* Information supplied
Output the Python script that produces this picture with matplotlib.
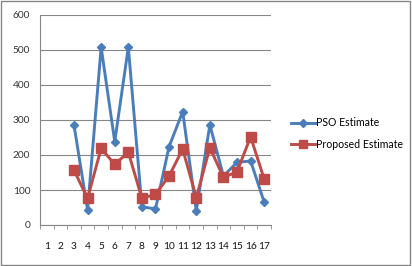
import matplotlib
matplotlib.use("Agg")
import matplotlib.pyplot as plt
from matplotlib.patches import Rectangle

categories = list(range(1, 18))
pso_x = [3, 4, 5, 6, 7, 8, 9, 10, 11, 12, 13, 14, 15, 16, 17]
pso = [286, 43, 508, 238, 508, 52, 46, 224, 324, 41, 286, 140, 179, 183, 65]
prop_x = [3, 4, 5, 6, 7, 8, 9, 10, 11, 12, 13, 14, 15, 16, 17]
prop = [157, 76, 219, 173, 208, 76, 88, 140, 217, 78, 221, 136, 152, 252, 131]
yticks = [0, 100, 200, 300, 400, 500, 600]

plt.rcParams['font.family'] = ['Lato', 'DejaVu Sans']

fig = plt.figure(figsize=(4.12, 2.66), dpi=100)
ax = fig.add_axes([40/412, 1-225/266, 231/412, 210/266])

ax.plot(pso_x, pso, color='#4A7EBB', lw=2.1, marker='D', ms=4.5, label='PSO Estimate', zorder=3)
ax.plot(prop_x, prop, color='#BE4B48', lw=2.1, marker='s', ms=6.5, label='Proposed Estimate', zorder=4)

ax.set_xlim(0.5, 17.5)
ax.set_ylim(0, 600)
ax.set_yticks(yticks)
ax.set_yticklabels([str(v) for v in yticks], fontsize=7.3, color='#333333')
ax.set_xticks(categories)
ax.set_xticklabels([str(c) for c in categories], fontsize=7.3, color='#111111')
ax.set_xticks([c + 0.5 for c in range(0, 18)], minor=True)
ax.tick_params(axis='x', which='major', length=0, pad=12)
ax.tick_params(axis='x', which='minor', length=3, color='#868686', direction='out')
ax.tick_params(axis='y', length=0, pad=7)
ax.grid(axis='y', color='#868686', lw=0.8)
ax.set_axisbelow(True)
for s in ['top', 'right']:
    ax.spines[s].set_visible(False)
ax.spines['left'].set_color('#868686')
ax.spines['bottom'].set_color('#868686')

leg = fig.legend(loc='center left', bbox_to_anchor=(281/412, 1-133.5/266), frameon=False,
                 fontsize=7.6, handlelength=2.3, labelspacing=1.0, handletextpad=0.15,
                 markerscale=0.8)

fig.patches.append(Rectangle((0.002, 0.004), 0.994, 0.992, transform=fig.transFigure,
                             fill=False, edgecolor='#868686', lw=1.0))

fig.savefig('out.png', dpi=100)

* Exercise details
Give again, word for word, every line from the top of the data above to the line holding "markerscale=0.8)", inclusive, with the pictures left out.

* Solution
Output the Python script that produces this picture with matplotlib.
import matplotlib
matplotlib.use("Agg")
import matplotlib.pyplot as plt
from matplotlib.patches import Rectangle

categories = list(range(1, 18))
pso_x = [3, 4, 5, 6, 7, 8, 9, 10, 11, 12, 13, 14, 15, 16, 17]
pso = [286, 43, 508, 238, 508, 52, 46, 224, 324, 41, 286, 140, 179, 183, 65]
prop_x = [3, 4, 5, 6, 7, 8, 9, 10, 11, 12, 13, 14, 15, 16, 17]
prop = [157, 76, 219, 173, 208, 76, 88, 140, 217, 78, 221, 136, 152, 252, 131]
yticks = [0, 100, 200, 300, 400, 500, 600]

plt.rcParams['font.family'] = ['Lato', 'DejaVu Sans']

fig = plt.figure(figsize=(4.12, 2.66), dpi=100)
ax = fig.add_axes([40/412, 1-225/266, 231/412, 210/266])

ax.plot(pso_x, pso, color='#4A7EBB', lw=2.1, marker='D', ms=4.5, label='PSO Estimate', zorder=3)
ax.plot(prop_x, prop, color='#BE4B48', lw=2.1, marker='s', ms=6.5, label='Proposed Estimate', zorder=4)

ax.set_xlim(0.5, 17.5)
ax.set_ylim(0, 600)
ax.set_yticks(yticks)
ax.set_yticklabels([str(v) for v in yticks], fontsize=7.3, color='#333333')
ax.set_xticks(categories)
ax.set_xticklabels([str(c) for c in categories], fontsize=7.3, color='#111111')
ax.set_xticks([c + 0.5 for c in range(0, 18)], minor=True)
ax.tick_params(axis='x', which='major', length=0, pad=12)
ax.tick_params(axis='x', which='minor', length=3, color='#868686', direction='out')
ax.tick_params(axis='y', length=0, pad=7)
ax.grid(axis='y', color='#868686', lw=0.8)
ax.set_axisbelow(True)
for s in ['top', 'right']:
    ax.spines[s].set_visible(False)
ax.spines['left'].set_color('#868686')
ax.spines['bottom'].set_color('#868686')

leg = fig.legend(loc='center left', bbox_to_anchor=(281/412, 1-133.5/266), frameon=False,
                 fontsize=7.6, handlelength=2.3, labelspacing=1.0, handletextpad=0.15,
                 markerscale=0.8)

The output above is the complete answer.